> [INFORMATION PROVIDED]:
★ ★ ★ ★

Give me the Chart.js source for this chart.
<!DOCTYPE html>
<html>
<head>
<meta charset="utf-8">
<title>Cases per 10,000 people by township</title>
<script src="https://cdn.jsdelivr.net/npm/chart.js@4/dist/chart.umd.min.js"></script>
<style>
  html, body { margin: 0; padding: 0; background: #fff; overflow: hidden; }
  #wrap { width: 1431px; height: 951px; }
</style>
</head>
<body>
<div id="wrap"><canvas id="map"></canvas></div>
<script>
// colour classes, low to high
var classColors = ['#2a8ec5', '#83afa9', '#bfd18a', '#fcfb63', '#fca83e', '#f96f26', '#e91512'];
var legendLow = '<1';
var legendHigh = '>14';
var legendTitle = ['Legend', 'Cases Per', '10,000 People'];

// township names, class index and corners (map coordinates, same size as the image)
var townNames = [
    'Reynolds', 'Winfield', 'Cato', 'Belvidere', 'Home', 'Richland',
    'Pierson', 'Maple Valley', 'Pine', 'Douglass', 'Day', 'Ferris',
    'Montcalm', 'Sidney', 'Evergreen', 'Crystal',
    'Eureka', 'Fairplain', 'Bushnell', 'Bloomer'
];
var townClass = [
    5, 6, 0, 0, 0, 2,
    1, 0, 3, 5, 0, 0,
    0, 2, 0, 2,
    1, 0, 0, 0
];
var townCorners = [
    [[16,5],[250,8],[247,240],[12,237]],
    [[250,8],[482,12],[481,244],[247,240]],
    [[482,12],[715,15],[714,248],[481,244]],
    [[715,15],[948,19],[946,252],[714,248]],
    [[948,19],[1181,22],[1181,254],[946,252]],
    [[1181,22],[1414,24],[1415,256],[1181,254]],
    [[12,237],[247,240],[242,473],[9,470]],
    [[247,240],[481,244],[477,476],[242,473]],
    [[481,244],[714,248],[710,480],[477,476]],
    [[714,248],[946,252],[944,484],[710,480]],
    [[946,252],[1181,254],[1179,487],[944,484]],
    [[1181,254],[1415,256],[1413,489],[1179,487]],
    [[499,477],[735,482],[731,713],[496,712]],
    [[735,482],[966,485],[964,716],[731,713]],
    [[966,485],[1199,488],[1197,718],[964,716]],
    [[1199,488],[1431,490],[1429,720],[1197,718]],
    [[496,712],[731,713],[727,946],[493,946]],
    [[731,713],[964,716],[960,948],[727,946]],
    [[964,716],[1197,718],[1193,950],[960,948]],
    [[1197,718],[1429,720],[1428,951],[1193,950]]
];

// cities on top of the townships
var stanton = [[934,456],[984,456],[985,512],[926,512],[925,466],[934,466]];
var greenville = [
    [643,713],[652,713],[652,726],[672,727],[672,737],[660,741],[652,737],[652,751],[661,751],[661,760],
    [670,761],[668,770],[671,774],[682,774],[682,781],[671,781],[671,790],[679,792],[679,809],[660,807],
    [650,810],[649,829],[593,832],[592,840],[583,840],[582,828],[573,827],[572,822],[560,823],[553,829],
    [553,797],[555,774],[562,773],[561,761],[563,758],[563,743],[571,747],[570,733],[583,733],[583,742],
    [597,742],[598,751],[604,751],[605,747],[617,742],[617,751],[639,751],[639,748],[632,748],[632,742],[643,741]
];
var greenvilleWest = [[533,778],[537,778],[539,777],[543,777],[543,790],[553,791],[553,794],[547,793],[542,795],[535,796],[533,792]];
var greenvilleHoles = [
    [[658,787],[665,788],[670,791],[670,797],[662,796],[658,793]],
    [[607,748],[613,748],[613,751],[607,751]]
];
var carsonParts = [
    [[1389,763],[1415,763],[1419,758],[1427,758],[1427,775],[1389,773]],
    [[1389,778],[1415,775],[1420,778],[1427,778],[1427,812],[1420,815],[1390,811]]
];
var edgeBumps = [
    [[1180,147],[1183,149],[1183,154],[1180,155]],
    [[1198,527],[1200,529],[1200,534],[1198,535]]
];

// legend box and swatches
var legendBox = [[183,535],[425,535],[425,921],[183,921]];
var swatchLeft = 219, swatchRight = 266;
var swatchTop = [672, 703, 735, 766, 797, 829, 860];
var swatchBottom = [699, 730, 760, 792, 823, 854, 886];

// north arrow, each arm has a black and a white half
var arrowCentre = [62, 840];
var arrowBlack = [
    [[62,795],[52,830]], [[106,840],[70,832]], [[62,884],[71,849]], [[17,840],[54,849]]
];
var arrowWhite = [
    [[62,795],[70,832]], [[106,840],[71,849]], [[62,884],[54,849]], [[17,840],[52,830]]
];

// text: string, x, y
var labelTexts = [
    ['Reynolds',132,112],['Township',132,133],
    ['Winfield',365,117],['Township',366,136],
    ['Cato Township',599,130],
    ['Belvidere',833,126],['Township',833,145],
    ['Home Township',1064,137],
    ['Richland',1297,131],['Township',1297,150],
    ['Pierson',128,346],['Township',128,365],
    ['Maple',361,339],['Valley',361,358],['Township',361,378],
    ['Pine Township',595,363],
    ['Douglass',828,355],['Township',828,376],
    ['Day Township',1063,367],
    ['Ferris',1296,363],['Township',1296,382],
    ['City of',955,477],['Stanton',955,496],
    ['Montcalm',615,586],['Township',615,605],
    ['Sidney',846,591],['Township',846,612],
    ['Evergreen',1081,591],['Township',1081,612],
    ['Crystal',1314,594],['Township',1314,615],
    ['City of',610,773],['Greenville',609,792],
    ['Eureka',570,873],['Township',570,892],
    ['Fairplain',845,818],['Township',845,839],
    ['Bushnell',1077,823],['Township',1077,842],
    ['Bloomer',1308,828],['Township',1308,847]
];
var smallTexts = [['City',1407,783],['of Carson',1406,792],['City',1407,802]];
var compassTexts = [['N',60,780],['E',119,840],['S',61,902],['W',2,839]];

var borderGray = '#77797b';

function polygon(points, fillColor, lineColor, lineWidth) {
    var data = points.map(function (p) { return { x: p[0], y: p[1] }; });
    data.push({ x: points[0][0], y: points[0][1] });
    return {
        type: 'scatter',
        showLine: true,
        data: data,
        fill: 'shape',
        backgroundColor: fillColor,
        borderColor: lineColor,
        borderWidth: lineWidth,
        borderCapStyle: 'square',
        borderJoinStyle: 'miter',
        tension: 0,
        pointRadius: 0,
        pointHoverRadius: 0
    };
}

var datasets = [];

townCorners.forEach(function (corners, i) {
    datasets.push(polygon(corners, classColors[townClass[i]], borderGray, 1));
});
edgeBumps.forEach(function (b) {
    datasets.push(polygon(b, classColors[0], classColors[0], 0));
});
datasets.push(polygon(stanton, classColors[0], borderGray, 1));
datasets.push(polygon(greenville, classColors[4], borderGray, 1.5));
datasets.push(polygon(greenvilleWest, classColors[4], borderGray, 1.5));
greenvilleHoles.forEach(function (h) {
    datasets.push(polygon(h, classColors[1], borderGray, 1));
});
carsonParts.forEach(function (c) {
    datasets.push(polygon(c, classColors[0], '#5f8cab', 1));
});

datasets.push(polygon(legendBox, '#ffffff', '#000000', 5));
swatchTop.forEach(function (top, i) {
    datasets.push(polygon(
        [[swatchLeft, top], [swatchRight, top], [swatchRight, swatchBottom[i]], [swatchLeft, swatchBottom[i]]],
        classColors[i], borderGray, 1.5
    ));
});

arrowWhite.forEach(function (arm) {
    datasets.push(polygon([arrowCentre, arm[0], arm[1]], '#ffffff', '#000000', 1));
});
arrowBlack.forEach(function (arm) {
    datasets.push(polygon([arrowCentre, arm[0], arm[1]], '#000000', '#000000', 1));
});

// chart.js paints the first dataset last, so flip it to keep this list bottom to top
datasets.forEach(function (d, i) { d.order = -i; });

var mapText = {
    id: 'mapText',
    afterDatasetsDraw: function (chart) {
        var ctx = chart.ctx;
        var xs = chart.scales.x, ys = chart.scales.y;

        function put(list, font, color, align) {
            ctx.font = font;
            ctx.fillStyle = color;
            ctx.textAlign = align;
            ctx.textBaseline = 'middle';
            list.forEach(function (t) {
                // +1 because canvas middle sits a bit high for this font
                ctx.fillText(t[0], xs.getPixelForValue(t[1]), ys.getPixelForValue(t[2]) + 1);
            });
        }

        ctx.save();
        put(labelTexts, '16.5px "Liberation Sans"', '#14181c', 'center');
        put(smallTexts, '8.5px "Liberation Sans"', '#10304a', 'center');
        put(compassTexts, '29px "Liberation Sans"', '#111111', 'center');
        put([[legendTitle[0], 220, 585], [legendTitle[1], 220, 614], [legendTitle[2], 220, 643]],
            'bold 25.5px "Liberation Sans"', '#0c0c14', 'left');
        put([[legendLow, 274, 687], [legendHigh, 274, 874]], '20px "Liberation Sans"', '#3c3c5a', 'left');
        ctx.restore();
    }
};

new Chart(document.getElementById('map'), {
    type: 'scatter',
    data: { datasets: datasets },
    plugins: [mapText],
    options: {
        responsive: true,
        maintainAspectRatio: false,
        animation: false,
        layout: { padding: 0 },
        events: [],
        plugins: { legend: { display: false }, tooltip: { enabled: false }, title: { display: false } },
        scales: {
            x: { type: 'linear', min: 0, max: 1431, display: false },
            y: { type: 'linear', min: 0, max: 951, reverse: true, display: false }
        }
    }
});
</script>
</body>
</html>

★ ★ ★ ★

> [TASK DIRECTIONS]: Write out the listing's lines exactly, from its first line through the line that contains "var legendTitle = ['Legend', 'Cases", and stop there.

> [ANSWER BELOW]:
Give me the Chart.js source for this chart.
<!DOCTYPE html>
<html>
<head>
<meta charset="utf-8">
<title>Cases per 10,000 people by township</title>
<script src="https://cdn.jsdelivr.net/npm/chart.js@4/dist/chart.umd.min.js"></script>
<style>
  html, body { margin: 0; padding: 0; background: #fff; overflow: hidden; }
  #wrap { width: 1431px; height: 951px; }
</style>
</head>
<body>
<div id="wrap"><canvas id="map"></canvas></div>
<script>
// colour classes, low to high
var classColors = ['#2a8ec5', '#83afa9', '#bfd18a', '#fcfb63', '#fca83e', '#f96f26', '#e91512'];
var legendLow = '<1';
var legendHigh = '>14';
var legendTitle = ['Legend', 'Cases Per', '10,000 People'];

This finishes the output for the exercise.